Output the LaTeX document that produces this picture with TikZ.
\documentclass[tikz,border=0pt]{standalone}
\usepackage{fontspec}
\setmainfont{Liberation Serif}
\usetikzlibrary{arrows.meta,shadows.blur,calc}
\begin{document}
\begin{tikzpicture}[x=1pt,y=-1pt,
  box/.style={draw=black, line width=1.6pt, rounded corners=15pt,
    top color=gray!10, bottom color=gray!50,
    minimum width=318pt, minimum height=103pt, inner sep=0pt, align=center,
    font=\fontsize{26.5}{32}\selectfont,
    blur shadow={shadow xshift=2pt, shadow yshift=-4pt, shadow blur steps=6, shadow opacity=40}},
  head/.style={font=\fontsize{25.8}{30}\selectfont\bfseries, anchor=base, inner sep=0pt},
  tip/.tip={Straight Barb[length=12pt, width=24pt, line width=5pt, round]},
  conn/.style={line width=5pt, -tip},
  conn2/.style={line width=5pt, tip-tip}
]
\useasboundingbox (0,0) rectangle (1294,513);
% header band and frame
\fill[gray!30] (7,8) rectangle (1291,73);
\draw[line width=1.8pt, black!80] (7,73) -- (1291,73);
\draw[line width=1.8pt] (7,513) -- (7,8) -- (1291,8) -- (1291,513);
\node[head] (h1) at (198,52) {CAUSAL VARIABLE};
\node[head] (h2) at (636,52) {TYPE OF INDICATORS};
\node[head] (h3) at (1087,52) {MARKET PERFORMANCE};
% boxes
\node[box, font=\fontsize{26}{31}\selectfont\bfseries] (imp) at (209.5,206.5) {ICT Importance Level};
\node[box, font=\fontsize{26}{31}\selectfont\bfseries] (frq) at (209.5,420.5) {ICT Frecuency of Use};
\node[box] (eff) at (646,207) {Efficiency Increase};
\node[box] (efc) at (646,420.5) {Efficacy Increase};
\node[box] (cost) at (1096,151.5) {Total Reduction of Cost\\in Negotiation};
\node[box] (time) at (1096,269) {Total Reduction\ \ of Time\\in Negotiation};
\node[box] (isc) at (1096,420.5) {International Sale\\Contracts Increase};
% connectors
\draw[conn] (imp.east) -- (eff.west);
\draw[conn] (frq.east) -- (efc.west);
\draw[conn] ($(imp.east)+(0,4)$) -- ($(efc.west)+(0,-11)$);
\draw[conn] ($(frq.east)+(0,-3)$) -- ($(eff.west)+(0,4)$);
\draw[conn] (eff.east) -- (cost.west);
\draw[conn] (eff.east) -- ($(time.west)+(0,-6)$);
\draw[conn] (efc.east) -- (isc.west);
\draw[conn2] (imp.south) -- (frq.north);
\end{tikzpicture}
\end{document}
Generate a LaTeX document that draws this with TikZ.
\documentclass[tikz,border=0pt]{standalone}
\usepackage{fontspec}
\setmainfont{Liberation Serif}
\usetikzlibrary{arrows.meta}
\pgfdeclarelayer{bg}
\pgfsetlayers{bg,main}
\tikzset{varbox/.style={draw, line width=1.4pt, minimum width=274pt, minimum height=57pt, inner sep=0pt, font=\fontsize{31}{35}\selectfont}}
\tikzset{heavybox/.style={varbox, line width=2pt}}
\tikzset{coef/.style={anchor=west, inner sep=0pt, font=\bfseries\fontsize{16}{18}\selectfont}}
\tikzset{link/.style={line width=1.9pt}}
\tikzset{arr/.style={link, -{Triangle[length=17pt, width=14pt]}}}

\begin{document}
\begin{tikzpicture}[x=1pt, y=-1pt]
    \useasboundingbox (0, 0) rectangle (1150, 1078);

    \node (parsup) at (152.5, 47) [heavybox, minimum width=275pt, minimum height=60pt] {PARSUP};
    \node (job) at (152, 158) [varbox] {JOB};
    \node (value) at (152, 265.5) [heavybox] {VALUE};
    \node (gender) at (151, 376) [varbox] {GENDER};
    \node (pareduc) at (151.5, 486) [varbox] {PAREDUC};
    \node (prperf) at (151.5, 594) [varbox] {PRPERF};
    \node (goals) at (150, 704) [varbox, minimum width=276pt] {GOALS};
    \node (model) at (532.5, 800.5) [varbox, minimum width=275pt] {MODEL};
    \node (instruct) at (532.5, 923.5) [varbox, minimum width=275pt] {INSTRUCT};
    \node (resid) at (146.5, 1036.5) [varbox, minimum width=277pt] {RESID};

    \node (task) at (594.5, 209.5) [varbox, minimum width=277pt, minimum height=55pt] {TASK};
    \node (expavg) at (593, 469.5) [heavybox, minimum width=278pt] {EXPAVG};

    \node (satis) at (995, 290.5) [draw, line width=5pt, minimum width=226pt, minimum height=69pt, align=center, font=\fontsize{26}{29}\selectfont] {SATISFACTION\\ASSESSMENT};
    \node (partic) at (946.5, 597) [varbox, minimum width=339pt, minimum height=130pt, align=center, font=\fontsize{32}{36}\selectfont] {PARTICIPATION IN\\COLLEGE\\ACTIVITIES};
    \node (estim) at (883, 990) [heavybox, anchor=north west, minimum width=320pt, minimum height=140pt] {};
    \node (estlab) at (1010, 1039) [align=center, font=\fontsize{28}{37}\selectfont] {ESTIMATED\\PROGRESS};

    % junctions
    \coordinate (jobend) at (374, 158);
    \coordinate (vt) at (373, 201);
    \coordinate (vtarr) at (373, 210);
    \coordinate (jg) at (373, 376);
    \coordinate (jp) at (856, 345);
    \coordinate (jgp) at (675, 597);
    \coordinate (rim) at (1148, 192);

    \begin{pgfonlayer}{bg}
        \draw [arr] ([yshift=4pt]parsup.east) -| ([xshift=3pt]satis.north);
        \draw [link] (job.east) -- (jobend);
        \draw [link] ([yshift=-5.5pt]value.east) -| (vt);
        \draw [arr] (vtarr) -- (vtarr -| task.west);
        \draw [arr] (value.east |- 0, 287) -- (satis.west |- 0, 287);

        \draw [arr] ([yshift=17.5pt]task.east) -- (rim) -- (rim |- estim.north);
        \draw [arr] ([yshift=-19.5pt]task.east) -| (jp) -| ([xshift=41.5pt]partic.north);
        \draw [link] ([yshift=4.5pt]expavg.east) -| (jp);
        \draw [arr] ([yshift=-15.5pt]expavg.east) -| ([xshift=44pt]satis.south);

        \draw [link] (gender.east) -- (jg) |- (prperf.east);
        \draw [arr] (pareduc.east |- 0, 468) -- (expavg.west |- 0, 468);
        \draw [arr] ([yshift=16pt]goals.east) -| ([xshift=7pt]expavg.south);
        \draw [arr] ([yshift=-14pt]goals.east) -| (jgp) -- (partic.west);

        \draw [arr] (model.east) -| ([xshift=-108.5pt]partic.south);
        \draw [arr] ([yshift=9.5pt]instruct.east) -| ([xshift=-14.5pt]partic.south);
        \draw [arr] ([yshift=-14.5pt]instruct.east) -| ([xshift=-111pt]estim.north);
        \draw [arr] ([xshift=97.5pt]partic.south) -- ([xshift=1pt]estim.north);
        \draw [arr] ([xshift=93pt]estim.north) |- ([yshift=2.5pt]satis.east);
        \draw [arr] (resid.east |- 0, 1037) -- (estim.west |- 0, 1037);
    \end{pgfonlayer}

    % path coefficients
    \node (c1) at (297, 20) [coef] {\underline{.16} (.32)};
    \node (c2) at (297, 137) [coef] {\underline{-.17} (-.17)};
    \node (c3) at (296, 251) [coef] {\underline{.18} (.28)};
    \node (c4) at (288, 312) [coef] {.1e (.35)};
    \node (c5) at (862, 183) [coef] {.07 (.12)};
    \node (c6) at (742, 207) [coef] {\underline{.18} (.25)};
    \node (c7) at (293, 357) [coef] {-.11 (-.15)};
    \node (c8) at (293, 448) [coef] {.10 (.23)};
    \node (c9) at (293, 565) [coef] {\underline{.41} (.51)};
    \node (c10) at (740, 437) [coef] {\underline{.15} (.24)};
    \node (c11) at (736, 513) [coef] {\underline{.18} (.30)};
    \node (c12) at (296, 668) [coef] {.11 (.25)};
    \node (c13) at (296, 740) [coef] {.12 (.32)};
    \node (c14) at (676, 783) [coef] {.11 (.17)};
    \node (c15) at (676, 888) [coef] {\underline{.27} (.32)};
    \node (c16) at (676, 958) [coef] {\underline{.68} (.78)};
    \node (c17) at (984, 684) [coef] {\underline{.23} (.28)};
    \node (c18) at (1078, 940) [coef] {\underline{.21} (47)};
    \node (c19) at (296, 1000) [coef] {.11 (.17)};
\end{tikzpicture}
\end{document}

·····

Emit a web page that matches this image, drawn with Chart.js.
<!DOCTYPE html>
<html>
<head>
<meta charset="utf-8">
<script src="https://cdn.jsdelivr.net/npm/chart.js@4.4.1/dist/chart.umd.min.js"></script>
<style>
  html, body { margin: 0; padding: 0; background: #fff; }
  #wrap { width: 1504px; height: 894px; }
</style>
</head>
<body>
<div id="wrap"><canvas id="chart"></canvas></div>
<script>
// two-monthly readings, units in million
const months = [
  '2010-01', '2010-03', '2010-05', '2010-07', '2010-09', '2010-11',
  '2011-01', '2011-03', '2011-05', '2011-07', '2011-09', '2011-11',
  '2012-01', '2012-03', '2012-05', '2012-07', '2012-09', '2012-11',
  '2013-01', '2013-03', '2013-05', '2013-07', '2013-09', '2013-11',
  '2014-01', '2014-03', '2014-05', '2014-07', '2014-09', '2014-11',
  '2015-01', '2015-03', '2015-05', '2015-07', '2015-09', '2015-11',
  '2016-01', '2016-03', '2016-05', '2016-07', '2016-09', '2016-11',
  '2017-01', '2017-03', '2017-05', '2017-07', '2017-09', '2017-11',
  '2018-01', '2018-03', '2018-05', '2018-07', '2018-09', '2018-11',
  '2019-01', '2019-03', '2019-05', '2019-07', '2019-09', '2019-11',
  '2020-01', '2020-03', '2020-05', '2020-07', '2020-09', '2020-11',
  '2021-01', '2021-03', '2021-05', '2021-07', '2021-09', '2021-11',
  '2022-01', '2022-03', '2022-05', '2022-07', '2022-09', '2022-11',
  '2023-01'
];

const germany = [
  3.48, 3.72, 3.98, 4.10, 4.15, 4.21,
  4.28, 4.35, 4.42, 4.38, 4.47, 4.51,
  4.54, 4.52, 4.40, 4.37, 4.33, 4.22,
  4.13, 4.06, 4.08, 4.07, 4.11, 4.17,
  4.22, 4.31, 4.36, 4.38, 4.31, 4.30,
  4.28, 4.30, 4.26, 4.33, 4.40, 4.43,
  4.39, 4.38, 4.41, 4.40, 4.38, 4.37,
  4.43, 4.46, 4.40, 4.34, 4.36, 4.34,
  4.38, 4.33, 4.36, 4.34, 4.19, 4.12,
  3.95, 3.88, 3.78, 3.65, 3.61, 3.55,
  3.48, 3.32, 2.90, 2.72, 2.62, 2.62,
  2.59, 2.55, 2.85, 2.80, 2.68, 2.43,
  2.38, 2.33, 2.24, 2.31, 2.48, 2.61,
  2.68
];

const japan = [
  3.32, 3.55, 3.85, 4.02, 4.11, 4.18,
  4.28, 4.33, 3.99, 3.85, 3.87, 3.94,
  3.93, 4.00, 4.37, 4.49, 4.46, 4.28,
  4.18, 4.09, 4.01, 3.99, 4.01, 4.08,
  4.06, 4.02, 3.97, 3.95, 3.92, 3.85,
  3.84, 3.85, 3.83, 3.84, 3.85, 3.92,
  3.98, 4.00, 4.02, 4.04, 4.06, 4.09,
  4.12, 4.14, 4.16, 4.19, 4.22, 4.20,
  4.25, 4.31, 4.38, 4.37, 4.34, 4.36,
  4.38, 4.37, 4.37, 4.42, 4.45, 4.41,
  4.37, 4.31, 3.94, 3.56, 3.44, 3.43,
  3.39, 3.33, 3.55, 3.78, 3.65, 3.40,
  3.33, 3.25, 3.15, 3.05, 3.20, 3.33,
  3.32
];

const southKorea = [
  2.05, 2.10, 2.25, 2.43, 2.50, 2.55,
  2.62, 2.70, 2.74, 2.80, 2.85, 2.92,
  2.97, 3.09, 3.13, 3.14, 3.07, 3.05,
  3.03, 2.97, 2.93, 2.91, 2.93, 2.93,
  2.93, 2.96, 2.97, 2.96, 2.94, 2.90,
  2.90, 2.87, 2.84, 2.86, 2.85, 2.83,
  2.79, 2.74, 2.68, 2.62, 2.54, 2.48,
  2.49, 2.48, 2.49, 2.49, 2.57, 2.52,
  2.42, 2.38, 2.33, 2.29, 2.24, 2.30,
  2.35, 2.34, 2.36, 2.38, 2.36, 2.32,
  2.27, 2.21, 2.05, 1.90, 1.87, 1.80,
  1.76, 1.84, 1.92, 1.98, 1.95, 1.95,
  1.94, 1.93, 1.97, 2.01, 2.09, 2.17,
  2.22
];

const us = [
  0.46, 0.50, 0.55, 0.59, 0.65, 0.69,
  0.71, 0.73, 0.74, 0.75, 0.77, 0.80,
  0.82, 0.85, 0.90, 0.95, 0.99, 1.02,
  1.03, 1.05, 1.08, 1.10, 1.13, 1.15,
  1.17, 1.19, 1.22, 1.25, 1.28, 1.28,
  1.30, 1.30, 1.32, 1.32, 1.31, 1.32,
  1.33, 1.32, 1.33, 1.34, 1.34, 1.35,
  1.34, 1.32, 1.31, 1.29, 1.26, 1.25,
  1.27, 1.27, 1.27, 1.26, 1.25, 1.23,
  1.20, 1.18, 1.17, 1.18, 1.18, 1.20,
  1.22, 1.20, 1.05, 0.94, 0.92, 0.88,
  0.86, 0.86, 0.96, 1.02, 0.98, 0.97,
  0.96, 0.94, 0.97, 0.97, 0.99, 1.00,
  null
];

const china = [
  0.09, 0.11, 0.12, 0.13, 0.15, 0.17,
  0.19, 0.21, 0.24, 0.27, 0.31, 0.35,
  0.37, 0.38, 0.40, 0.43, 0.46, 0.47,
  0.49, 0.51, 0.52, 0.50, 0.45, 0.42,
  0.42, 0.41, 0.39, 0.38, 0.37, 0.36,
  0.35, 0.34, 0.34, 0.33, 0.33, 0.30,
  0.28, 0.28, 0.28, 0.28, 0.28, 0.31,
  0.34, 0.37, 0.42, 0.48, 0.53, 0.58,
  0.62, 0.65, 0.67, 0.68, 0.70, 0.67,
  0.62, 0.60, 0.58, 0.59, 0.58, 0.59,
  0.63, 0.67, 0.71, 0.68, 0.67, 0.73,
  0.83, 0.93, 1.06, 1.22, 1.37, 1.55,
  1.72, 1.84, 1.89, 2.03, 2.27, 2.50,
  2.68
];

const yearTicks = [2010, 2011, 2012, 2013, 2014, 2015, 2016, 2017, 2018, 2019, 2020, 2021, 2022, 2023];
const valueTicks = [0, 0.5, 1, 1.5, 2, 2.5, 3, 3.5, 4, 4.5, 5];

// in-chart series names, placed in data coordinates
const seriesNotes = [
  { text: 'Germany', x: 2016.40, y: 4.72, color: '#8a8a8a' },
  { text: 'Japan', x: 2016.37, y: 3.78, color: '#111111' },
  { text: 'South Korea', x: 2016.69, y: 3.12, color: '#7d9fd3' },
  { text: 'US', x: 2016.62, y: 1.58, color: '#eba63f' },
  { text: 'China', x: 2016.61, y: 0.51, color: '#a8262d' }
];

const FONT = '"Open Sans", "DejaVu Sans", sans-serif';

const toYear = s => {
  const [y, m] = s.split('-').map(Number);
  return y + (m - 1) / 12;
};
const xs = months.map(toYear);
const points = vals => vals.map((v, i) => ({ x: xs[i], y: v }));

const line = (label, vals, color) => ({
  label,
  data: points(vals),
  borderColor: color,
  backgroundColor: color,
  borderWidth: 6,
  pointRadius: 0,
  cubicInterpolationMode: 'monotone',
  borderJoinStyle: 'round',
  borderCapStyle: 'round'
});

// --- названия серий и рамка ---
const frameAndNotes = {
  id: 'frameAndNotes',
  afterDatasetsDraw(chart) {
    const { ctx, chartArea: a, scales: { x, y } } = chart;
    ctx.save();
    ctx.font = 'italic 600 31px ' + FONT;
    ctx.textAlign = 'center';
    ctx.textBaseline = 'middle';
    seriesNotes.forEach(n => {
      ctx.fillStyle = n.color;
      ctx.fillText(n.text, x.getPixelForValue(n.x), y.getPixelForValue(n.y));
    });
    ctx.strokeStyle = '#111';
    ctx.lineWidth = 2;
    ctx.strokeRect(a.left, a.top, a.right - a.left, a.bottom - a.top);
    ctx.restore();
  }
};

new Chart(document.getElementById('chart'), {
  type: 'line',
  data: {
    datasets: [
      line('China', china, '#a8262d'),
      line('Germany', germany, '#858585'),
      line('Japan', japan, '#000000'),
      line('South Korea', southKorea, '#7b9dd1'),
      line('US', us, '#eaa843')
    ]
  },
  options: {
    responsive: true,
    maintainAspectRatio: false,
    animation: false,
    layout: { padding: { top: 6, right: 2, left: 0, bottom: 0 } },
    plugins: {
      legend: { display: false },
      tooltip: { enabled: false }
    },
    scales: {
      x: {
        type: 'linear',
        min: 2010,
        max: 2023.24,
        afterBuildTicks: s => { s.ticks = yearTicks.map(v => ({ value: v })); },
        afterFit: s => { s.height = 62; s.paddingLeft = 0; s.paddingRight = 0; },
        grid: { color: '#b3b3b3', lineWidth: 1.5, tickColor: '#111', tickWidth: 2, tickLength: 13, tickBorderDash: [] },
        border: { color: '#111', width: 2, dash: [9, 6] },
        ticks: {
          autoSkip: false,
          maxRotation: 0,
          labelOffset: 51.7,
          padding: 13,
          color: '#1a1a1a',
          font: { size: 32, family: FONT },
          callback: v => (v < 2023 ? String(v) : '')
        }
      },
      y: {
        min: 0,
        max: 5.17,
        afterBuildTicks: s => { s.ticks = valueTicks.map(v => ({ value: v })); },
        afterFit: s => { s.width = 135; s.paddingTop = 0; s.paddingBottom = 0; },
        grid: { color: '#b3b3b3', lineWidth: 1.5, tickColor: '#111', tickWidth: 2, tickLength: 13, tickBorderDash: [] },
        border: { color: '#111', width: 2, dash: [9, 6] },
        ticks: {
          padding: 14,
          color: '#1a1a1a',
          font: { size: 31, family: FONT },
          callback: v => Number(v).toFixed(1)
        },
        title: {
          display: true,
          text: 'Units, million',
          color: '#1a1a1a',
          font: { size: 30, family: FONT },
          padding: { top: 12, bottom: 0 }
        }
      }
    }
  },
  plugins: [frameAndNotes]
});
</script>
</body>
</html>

·····

TASK OBJECTIVE: Pull out all lines containing the word "that" from the entries above.

REPLY:
Output the LaTeX document that produces this picture with TikZ.
Generate a LaTeX document that draws this with TikZ.
Emit a web page that matches this image, drawn with Chart.js.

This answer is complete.